The question on most people’s minds when they think about retirement isn’t if they’ll retire, but when? There’s a fair amount of strategy involved when it comes to retirement age. And there’s no clear general answer about when to leave work, it really depends on each individual. Factors include health, birth year, nest egg health, social security benefits, and employment situation.
It’s important to sit down and look at the big picture and ask yourself some tough questions in order to navigate the next phase of your life is financially secure.
Your Social Security benefits are a complex matter. When you begin claiming benefits really makes a difference in how you navigate the system. It all comes down to your Full Retirement Age (FRA). Depending on when you were born, your FRA is between 65 and 67 years old, but you can claim social security as young as 62 years old, though your money can accumulate until you’re 70. And here’s where it gets complicated. Let’s iron it out.

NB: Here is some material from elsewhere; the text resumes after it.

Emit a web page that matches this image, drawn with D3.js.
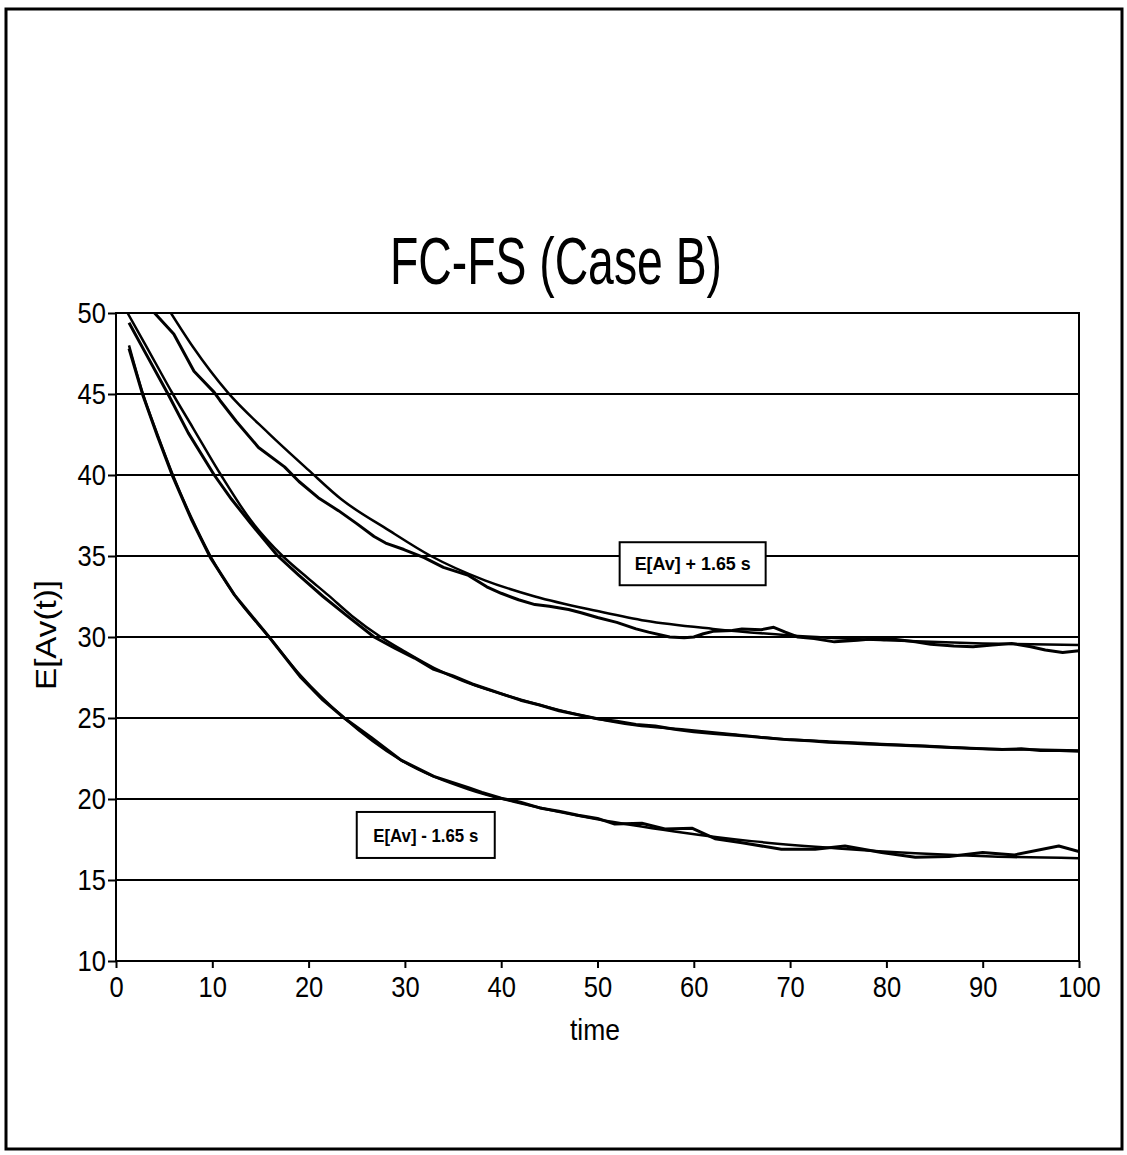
<!DOCTYPE html>
<html>
<head>
<meta charset="utf-8">
<script src="https://cdn.jsdelivr.net/npm/d3@7"></script>
<style>
  html, body { margin: 0; padding: 0; background: #fff; }
  svg { display: block; }
  text { font-family: "Liberation Sans", Arial, sans-serif; fill: #000; }
</style>
</head>
<body>
<div id="chart"></div>
<script>
const yTicks = [10, 15, 20, 25, 30, 35, 40, 45, 50];
const xTicks = [0, 10, 20, 30, 40, 50, 60, 70, 80, 90, 100];

// E[Av] + 1.65 s, analytical (smooth) and simulated (noisy)
const upperModel = [
  [5.7, 50], [8, 47.9], [11.6, 45.1], [15.8, 42.6], [20, 40.3], [23.4, 38.5],
  [28.3, 36.6], [32.7, 35.0], [38.3, 33.5], [43.5, 32.5], [50, 31.6], [55, 31.0],
  [62, 30.5], [70, 30.1], [80, 29.8], [90, 29.6], [100, 29.5],
];
const upperSim = [
  [4.0, 50], [6, 48.7], [8.1, 46.4], [10.2, 45.1], [10.8, 44.6], [12.5, 43.3],
  [14.8, 41.7], [17.5, 40.5], [19, 39.6], [21, 38.6], [23.1, 37.8], [25, 37.0],
  [26.8, 36.2], [28, 35.8], [29.9, 35.4], [32, 34.9], [34, 34.3], [36.6, 33.8],
  [38.5, 33.1], [40, 32.7], [41.8, 32.3], [43.5, 32.0], [45, 31.9], [47, 31.7],
  [48.3, 31.5], [50, 31.2], [52, 30.9], [54, 30.5], [55.3, 30.3], [57.5, 30.0],
  [59, 29.95], [60, 30.0], [61, 30.2], [62, 30.35], [64, 30.4], [65, 30.5],
  [67, 30.45], [68.3, 30.6], [69.5, 30.3], [70.8, 30.0], [72.5, 29.9], [74.6, 29.7],
  [77, 29.8], [79, 29.9], [81, 29.85], [83, 29.7], [84.6, 29.55], [87, 29.45],
  [89, 29.4], [91, 29.5], [93, 29.6], [95, 29.4], [96.5, 29.2], [98.3, 29.05], [100, 29.15],
];

// E[Av]
const meanModel = [
  [1.2, 50], [3, 48.1], [5.9, 45.0], [8, 42.9], [10.9, 40.0], [14, 37.2],
  [17.3, 35.0], [20, 33.6], [22, 32.6], [24.5, 31.3], [27.5, 30.0], [30, 29.1],
  [33, 28.1], [36, 27.3], [40, 26.5], [44, 25.8], [48, 25.2], [54, 24.55],
  [58.7, 24.3], [64, 24.0], [69, 23.7], [74, 23.55], [79.5, 23.4], [85, 23.25],
  [90, 23.1], [95, 23.05], [100, 23.0],
];
const meanSim = [
  [1.35, 49.4], [3, 47.6], [5.4, 45.0], [7.5, 42.6], [10.2, 40.0], [12, 38.5],
  [14, 37.0], [16.8, 35.0], [19, 33.8], [21.5, 32.5], [24, 31.3], [26.8, 30.0],
  [29, 29.3], [31, 28.7], [33, 28.0], [35, 27.6], [37, 27.1], [39, 26.7],
  [40.5, 26.4], [42, 26.1], [44, 25.8], [46, 25.45], [48, 25.2], [50, 24.95],
  [52, 24.8], [54, 24.6], [56, 24.5], [58, 24.3], [60, 24.15], [62, 24.05],
  [64, 23.95], [66, 23.85], [68, 23.75], [70, 23.65], [72, 23.6], [74, 23.5],
  [76, 23.45], [78, 23.4], [80, 23.35], [82, 23.3], [84, 23.25], [86, 23.2],
  [88, 23.15], [90, 23.1], [92, 23.05], [94, 23.1], [96, 23.0], [98, 23.0], [100, 22.95],
];

// E[Av] - 1.65 s
const lowerModel = [
  [1.35, 48.0], [2.8, 45.0], [4.3, 42.5], [5.9, 40.0], [7.8, 37.4], [9.8, 35.0],
  [12.3, 32.6], [15.9, 30.0], [19.2, 27.6], [23.7, 25.0], [29.6, 22.4], [36.6, 20.6],
  [43, 19.6], [50, 18.75], [58, 18.0], [66, 17.4], [75, 16.95], [83, 16.65],
  [91, 16.45], [100, 16.35],
];
const lowerSim = [
  [1.35, 47.8], [2.8, 44.9], [4.3, 42.4], [5.9, 39.9], [7.8, 37.3], [9.8, 34.9],
  [12.3, 32.6], [15.9, 30.0], [19.2, 27.5], [21.5, 26.1], [23.7, 25.0], [26.5, 23.8],
  [29.6, 22.4], [33, 21.4], [36.6, 20.7], [38, 20.4], [40, 20.05], [42, 19.8],
  [44, 19.45], [46, 19.25], [48, 19.0], [50, 18.8], [51.8, 18.45], [54.6, 18.5],
  [57, 18.15], [59.8, 18.2], [62.2, 17.55], [65, 17.3], [69.1, 16.9], [72.6, 16.9],
  [75.7, 17.1], [79.5, 16.7], [83, 16.4], [86.5, 16.45], [90, 16.7], [93.3, 16.55],
  [97.9, 17.1], [100, 16.75],
];

const bandLabels = [
  { text: "E[Av] + 1.65 s", t: 52.3, v: 35.85 },
  { text: "E[Av] - 1.65 s", t: 25.0, v: 19.2 },
];

const width = 1127;
const height = 1155;
const plot = { left: 116, right: 1079, top: 313, bottom: 961 };

const x = d3.scaleLinear().domain([0, 100]).range([plot.left, plot.right]);
const y = d3.scaleLinear().domain([10, 50]).range([plot.bottom, plot.top]);

const svg = d3
  .select("#chart")
  .append("svg")
  .attr("width", width)
  .attr("height", height);

// outer border of the page
svg
  .append("rect")
  .attr("x", 6)
  .attr("y", 9)
  .attr("width", 1116)
  .attr("height", 1140)
  .attr("fill", "none")
  .attr("stroke", "#000")
  .attr("stroke-width", 3);

svg
  .append("text")
  .attr("x", 556)
  .attr("y", 284)
  .attr("text-anchor", "middle")
  .attr("font-size", 66)
  .attr("textLength", 332)
  .attr("lengthAdjust", "spacingAndGlyphs")
  .text("FC-FS (Case B)");

// horizontal grid
svg
  .append("g")
  .selectAll("line")
  .data(yTicks.filter((d) => d > 10))
  .join("line")
  .attr("x1", plot.left)
  .attr("x2", plot.right)
  .attr("y1", (d) => y(d))
  .attr("y2", (d) => y(d))
  .attr("stroke", "#000")
  .attr("stroke-width", 2);

svg
  .append("defs")
  .append("clipPath")
  .attr("id", "plot-clip")
  .append("rect")
  .attr("x", plot.left)
  .attr("y", plot.top)
  .attr("width", plot.right - plot.left)
  .attr("height", plot.bottom - plot.top);

const smoothLine = d3
  .line()
  .x((d) => x(d[0]))
  .y((d) => y(d[1]))
  .curve(d3.curveMonotoneX);

const roughLine = d3
  .line()
  .x((d) => x(d[0]))
  .y((d) => y(d[1]))
  .curve(d3.curveLinear);

const curves = svg.append("g").attr("clip-path", "url(#plot-clip)");

[upperModel, meanModel, lowerModel].forEach((series) => {
  curves
    .append("path")
    .attr("d", smoothLine(series))
    .attr("fill", "none")
    .attr("stroke", "#000")
    .attr("stroke-width", 2.5);
});

[upperSim, meanSim, lowerSim].forEach((series) => {
  curves
    .append("path")
    .attr("d", roughLine(series))
    .attr("fill", "none")
    .attr("stroke", "#000")
    .attr("stroke-width", 3)
    .attr("stroke-linejoin", "round");
});

// plot frame
svg
  .append("rect")
  .attr("x", plot.left)
  .attr("y", plot.top)
  .attr("width", plot.right - plot.left)
  .attr("height", plot.bottom - plot.top)
  .attr("fill", "none")
  .attr("stroke", "#000")
  .attr("stroke-width", 2);

const yAxis = svg
  .append("g")
  .attr("transform", `translate(${plot.left},0)`)
  .call(d3.axisLeft(y).tickValues(yTicks).tickSize(8).tickPadding(2));

const xAxis = svg
  .append("g")
  .attr("transform", `translate(0,${plot.bottom})`)
  .call(d3.axisBottom(x).tickValues(xTicks).tickSize(7).tickPadding(8));

[yAxis, xAxis].forEach((axis) => {
  axis.select(".domain").remove();
  axis.selectAll("line").attr("stroke", "#000").attr("stroke-width", 2);
  axis
    .selectAll("text")
    .attr("font-size", 30)
    .attr("font-family", '"Liberation Sans", Arial, sans-serif')
    .attr("fill", "#000")
    .attr("textLength", (d) => String(d).length * 14.2)
    .attr("lengthAdjust", "spacingAndGlyphs");
});

svg
  .append("text")
  .attr("x", 595)
  .attr("y", 1040)
  .attr("text-anchor", "middle")
  .attr("font-size", 29)
  .attr("textLength", 50)
  .attr("lengthAdjust", "spacingAndGlyphs")
  .text("time");

svg
  .append("text")
  .attr("transform", "translate(56,635) rotate(-90)")
  .attr("text-anchor", "middle")
  .attr("font-size", 30)
  .attr("textLength", 110)
  .attr("lengthAdjust", "spacingAndGlyphs")
  .text("E[Av(t)]");

// band labels
const labelGroup = svg
  .append("g")
  .selectAll("g")
  .data(bandLabels)
  .join("g")
  .attr("transform", (d) => `translate(${x(d.t)},${y(d.v)})`);

labelGroup
  .append("rect")
  .attr("x", 0)
  .attr("y", 0)
  .attr("width", (d, i) => (i === 0 ? 146 : 138))
  .attr("height", (d, i) => (i === 0 ? 43 : 46))
  .attr("fill", "#fff")
  .attr("stroke", "#000")
  .attr("stroke-width", 2);

labelGroup
  .append("text")
  .attr("x", (d, i) => (i === 0 ? 73 : 69))
  .attr("y", (d, i) => (i === 0 ? 28 : 30))
  .attr("text-anchor", "middle")
  .attr("font-size", 18)
  .attr("font-weight", "bold")
  .attr("textLength", (d, i) => (i === 0 ? 116 : 105))
  .attr("lengthAdjust", "spacingAndGlyphs")
  .text((d) => d.text);
</script>
</body>
</html>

The 62-year old who claims Social Security enjoys income, but the money from the pot is drawn out over a longer period of time. That means smaller incremental payments. If you still work and you deduct, those payments shrink more, though, since you’re under the FRA. Here’s where it gets tricky. There’s a limit each year, in 2018 it’s $17,040, and so for every $2 you earn above that limit, $1 is deducted from social security payments. Once you reach your actual FRA year, after a new limit, in 2018 it’s $45,360, for every $3 you earn, a dollar is deducted from payments. That sounds like a raw deal, but those deducted dollars do get repaid back to you later in the form of increased benefits. So really, you’re just getting less now, not overall.
On the other hand, if you wait until age 70, the age in which benefits are maxed out, you enjoy a bonus on top of your full benefits. So you’ll get more money each month. That said, for the long haul, these higher payments only work to your advantage if you live to age 80. The person who took benefits at age 62 will out-earn you until then.
Which is to say, if you think you’re in excellent health and will live a long life, it’s a good idea to wait until age 70 so you get the most money overall. But, if your health history is not great and you don’t think you’re going to live a long time, it’s to your advantage to start claims at age 62.
Your Savings Status
Those who have a flush nest egg have a lot more planning freedom than anyone with thin savings. Most people don’t, so don’t despair if you feel like your savings account is a little low, you’re in the majority. While Social Security can really make a difference, particularly if your overhead is temporarily higher than usual (like for a medical issue), if you don’t feel good about your savings, you should work until age 70. You can continue to add to your Social Security until then, which will increase your payments, and you can add to your savings account.
If you feel good about savings, then retiring early shouldn’t be a problem. It’s a good idea to wait on deducting from your Social Security until age 70 so you get that bonus. Your savings can make up for the benefits until then.
It’s a depressing topic, but you need to think about how long you’ll live. While no one can really predict this, of course, there are some factors you can consider. The first is your family history. If you come from a family while lives a long time, then you’ll probably be around for a while. But those who have family health histories like heart attacks and cancer may not have the same longevity. Of course looking at your own health is a prime factor. Have you had heart attacks? Do you have diabetes or cholesterol problems? These are important issues to look into. This will help determine how much you need to save, when to deduct Social Security, and when to leave your job.
Health, Insurance, and Medicare
While your intention may be to work until you’re 70, it could be that health prevents you from achieving that goal. 37% of retirees said health was a major factor in deciding to retire. There’s an issue here, of course, and that’s that when you leave your job, you lose your insurance coverage, too. You can apply for COBRA, which allows you to continue your employer’s insurance plan. This option is expensive and lasts only 18 months, but if you’re 63 or 64 and have enough money to cover the cost, this might be a good solution. Medicare is available to seniors at age 65, so you could fill in the time gap effectively. Other options include buying into an individual insurance plan or buying into the Affordable Care Act. You’ll need to do some investigating since both the ACA and individual coverage varies per state.
If you wait until you’re 70, you slide right into Medicare while enjoying five years of company health insurance, which is much easier to navigate than Medicare.
Much of whether you decide to retire at 62 or 70 has to do with your work situation. Do you like your job? Are you burned out and can’t wait to leave? Taking financials and health out of the equation, ask yourself if you still want to work? Do you want to work, but not as hard? While working is great for your mental health, physical health, and financial status, it does mean that you sacrifice healthy years of retirement, which may not be that appealing.
If you retire at 62, you probably still have the mobility to travel, do fun things with your grandchildren, take up new hobbies, and experience your new life without limitations. When you’re older, these things become more difficult, so if you work until you’re 70, it might be that you’re too tired to go to the amusement park with your grandchild, and the idea of a trip to Asia sounds more exhausting than fun. This has to do with your health and life expectancy, too. As with any factor in retirement, look honestly at your set up, and try to realistically envision what’s in front of you. Once you do that, you’ll know exactly when to retire.